Items listed in a dataset
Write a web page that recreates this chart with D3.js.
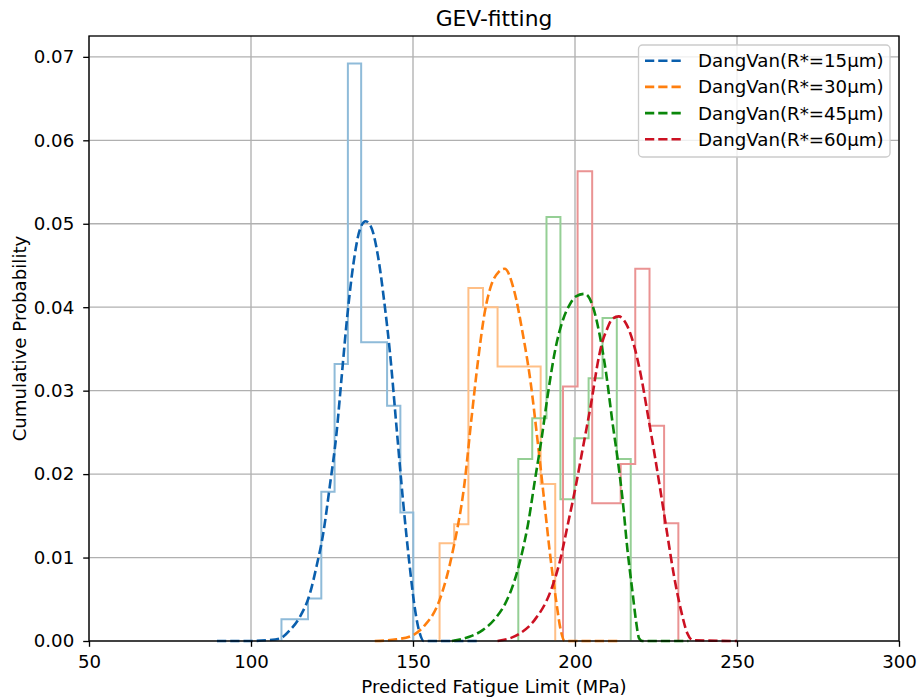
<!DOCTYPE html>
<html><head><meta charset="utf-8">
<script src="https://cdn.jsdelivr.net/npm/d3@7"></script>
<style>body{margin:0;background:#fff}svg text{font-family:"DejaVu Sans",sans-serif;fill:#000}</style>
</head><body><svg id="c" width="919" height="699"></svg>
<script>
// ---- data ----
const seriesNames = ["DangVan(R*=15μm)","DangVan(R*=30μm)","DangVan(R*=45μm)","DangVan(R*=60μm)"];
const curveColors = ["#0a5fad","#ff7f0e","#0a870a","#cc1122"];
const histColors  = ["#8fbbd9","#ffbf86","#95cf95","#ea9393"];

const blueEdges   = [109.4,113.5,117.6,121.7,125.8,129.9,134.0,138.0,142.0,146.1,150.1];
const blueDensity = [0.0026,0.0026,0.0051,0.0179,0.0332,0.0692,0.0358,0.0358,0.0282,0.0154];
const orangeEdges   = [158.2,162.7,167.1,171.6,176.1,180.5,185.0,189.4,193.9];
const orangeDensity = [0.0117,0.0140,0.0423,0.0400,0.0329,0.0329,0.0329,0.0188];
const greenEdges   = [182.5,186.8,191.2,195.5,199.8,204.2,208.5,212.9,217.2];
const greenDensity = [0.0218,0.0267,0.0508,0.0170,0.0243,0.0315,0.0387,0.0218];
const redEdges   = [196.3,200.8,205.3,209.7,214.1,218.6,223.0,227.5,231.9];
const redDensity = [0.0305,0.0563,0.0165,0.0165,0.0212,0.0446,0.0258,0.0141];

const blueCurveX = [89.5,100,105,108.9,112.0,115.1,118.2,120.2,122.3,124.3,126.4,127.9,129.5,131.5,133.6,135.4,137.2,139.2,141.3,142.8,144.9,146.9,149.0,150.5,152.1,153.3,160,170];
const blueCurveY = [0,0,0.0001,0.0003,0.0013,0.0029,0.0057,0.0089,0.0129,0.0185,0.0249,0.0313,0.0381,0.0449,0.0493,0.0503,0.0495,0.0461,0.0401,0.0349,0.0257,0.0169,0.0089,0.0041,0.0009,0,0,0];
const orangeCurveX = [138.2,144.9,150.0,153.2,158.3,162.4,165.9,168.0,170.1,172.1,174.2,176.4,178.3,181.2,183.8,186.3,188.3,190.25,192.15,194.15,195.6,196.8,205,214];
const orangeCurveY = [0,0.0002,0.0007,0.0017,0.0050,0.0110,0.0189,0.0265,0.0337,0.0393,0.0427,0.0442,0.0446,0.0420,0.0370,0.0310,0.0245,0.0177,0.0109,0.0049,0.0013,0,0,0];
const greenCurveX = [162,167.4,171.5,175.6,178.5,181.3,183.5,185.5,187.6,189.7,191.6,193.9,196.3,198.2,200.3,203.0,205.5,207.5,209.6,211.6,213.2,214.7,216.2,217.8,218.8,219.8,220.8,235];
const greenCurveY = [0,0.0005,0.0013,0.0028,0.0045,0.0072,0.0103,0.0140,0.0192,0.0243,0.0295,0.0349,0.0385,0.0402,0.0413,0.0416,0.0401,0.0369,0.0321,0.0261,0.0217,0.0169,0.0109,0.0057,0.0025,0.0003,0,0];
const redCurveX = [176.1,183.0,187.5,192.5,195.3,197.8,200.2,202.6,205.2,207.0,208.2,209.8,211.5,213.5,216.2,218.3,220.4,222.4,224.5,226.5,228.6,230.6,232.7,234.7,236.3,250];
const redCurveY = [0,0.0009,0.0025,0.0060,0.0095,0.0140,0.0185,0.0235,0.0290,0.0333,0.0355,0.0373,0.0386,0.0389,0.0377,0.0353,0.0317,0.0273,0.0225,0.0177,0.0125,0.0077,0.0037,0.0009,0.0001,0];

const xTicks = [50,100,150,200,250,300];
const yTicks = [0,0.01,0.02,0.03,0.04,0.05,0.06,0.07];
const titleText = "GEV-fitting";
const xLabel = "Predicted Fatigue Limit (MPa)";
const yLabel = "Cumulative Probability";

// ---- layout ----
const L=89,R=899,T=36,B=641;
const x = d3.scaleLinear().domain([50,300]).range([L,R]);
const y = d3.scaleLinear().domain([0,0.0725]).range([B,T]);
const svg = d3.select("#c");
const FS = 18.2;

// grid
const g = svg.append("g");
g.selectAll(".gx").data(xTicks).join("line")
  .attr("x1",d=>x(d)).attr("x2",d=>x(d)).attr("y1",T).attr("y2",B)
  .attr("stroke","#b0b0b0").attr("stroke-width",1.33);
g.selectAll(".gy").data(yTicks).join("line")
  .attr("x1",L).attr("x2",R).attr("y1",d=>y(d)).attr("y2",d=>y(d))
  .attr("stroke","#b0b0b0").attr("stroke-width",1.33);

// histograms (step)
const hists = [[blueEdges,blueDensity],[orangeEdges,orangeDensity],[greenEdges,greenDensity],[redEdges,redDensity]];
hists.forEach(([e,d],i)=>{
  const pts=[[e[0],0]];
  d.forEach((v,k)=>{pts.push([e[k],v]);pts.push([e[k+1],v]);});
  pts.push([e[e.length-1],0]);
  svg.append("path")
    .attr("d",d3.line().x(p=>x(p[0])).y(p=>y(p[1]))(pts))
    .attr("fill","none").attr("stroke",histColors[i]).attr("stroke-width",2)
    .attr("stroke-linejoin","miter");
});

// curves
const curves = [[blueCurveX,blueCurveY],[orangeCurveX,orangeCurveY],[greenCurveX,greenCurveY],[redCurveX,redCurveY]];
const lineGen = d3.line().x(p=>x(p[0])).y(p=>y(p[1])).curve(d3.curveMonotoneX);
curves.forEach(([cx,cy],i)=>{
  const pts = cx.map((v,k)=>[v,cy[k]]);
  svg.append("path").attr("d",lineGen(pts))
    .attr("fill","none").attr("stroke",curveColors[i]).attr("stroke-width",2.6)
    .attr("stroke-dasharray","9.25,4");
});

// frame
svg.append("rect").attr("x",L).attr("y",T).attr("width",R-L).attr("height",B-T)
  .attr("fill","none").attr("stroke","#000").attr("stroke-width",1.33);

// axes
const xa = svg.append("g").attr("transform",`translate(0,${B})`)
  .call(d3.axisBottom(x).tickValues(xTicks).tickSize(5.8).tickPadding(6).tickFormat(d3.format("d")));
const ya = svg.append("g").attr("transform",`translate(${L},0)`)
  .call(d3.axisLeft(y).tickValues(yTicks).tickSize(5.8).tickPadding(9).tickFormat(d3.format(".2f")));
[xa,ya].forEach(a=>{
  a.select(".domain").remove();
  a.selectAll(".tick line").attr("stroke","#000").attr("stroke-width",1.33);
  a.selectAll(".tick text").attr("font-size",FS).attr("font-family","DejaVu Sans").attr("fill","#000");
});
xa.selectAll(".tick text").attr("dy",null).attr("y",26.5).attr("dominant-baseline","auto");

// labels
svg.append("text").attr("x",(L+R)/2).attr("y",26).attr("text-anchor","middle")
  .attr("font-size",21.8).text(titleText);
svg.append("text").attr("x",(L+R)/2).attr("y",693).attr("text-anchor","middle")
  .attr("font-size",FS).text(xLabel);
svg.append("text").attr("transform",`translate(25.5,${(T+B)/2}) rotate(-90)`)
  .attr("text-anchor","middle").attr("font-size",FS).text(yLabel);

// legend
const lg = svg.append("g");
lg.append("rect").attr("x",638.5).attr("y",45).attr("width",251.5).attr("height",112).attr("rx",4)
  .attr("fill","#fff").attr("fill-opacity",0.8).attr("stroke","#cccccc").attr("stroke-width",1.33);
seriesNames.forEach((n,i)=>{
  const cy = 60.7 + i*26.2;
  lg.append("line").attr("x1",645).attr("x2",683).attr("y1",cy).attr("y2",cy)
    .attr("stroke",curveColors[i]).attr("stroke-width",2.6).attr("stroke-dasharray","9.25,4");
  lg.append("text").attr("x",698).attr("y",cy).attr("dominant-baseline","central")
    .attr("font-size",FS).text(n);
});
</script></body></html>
* * *
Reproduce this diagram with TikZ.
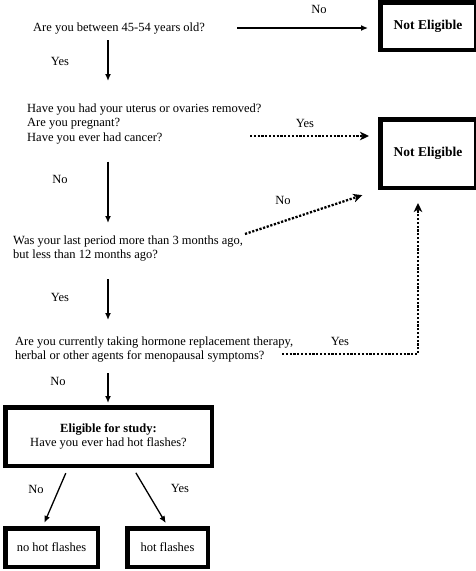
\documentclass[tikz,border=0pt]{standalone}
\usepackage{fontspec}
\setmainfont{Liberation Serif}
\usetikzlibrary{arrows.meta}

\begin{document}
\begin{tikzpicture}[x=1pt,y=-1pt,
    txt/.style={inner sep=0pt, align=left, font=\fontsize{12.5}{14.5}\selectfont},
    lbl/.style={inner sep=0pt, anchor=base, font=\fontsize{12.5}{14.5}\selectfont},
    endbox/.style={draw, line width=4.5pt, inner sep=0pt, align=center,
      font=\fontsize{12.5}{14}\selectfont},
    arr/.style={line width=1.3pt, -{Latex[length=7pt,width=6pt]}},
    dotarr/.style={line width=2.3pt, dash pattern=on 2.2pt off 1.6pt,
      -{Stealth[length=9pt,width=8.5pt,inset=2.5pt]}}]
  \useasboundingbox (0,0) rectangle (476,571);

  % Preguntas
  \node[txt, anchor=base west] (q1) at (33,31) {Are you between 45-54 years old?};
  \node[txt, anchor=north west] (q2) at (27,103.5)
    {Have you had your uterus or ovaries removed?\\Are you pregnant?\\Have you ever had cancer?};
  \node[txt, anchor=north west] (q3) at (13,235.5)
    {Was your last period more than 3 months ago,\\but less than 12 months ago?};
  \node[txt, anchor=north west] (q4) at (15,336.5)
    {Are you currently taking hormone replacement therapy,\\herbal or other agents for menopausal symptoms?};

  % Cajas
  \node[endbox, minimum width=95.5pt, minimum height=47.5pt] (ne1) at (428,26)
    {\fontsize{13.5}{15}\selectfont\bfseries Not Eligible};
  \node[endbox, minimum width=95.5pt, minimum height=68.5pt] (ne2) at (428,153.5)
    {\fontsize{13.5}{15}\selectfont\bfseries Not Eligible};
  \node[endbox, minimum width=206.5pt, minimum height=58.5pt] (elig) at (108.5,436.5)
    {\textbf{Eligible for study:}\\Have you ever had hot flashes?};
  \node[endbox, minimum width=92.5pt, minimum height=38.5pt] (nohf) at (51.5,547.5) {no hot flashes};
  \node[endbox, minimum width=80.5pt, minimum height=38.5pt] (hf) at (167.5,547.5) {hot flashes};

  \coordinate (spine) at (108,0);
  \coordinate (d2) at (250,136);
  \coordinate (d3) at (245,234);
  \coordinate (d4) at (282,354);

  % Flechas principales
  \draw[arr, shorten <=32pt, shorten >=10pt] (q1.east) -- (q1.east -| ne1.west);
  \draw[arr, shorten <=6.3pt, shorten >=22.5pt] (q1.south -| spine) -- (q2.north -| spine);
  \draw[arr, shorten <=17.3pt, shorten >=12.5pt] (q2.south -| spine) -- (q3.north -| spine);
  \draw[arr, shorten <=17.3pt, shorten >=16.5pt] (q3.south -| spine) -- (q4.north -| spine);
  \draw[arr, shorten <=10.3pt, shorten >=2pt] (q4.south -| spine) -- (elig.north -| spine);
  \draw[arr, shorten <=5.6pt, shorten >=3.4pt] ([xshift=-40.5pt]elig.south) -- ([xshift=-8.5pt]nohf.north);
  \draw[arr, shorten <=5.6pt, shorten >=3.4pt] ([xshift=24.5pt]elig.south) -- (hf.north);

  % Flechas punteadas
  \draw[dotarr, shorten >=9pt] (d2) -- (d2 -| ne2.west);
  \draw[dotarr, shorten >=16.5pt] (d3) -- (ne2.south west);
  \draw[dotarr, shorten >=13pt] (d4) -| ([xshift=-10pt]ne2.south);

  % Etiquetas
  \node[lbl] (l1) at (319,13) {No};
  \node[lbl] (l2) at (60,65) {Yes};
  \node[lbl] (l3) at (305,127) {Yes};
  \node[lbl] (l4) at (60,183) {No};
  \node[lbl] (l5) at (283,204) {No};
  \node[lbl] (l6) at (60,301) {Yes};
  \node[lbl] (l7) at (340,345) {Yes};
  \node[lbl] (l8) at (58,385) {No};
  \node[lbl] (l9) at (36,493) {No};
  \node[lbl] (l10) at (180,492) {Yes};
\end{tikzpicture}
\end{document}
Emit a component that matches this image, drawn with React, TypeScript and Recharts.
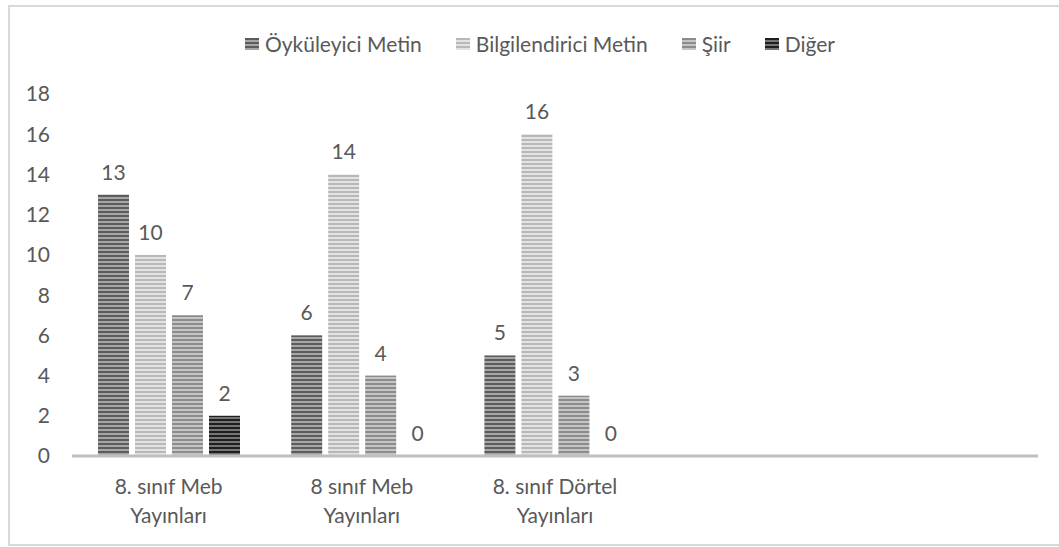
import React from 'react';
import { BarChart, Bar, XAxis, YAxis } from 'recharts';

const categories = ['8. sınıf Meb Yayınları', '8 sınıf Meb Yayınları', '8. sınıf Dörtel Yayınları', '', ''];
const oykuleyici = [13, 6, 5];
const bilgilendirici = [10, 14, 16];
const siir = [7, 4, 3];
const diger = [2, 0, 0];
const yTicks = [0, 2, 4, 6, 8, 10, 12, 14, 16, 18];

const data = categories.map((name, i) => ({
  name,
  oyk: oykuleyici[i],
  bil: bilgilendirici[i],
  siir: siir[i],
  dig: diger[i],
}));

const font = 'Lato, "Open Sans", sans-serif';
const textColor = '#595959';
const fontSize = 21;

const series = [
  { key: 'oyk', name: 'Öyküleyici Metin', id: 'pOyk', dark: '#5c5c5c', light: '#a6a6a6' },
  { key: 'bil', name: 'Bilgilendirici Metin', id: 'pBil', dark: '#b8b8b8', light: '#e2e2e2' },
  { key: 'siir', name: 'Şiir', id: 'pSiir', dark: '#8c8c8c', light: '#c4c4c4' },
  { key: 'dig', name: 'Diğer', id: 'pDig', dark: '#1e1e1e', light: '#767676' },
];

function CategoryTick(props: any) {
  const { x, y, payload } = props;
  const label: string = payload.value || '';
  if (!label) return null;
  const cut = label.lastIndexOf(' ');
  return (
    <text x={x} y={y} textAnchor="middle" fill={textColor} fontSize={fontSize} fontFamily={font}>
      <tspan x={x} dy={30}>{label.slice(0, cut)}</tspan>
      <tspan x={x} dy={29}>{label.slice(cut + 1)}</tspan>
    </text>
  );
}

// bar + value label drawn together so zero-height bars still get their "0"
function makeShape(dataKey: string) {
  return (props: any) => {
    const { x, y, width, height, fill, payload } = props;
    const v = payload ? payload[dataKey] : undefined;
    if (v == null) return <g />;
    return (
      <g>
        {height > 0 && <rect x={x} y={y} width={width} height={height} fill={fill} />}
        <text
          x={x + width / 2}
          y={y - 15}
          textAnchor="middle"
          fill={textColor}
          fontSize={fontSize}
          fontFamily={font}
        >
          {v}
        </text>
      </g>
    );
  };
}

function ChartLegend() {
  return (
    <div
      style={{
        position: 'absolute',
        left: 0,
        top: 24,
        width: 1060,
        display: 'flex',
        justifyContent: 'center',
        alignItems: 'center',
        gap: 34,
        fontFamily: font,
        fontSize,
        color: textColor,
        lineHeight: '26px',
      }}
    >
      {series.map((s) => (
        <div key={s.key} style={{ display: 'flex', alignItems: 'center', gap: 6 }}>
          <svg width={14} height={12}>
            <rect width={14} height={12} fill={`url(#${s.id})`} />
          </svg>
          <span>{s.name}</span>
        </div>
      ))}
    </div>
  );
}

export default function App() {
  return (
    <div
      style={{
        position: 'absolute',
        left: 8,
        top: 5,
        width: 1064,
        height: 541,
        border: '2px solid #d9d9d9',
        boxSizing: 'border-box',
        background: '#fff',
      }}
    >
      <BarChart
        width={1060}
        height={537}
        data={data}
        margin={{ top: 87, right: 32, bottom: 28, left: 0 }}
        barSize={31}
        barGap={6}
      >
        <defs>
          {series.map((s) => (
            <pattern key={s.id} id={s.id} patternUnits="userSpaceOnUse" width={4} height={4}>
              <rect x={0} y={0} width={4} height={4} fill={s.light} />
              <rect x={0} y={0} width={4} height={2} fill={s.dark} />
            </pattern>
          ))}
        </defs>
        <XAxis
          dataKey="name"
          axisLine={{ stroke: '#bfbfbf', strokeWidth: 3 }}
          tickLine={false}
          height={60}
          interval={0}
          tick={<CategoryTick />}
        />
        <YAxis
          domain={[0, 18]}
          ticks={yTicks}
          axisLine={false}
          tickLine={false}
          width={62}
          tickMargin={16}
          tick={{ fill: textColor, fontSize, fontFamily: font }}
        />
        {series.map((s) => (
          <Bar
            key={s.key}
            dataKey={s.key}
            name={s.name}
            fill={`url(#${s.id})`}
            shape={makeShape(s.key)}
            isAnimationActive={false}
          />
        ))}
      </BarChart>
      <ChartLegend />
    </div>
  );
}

SHORT PROBLEM ->
In the entries above, find lines with "React" and copy each.

WORKED ANSWER ->
Emit a component that matches this image, drawn with React, TypeScript and Recharts.
import React from 'react';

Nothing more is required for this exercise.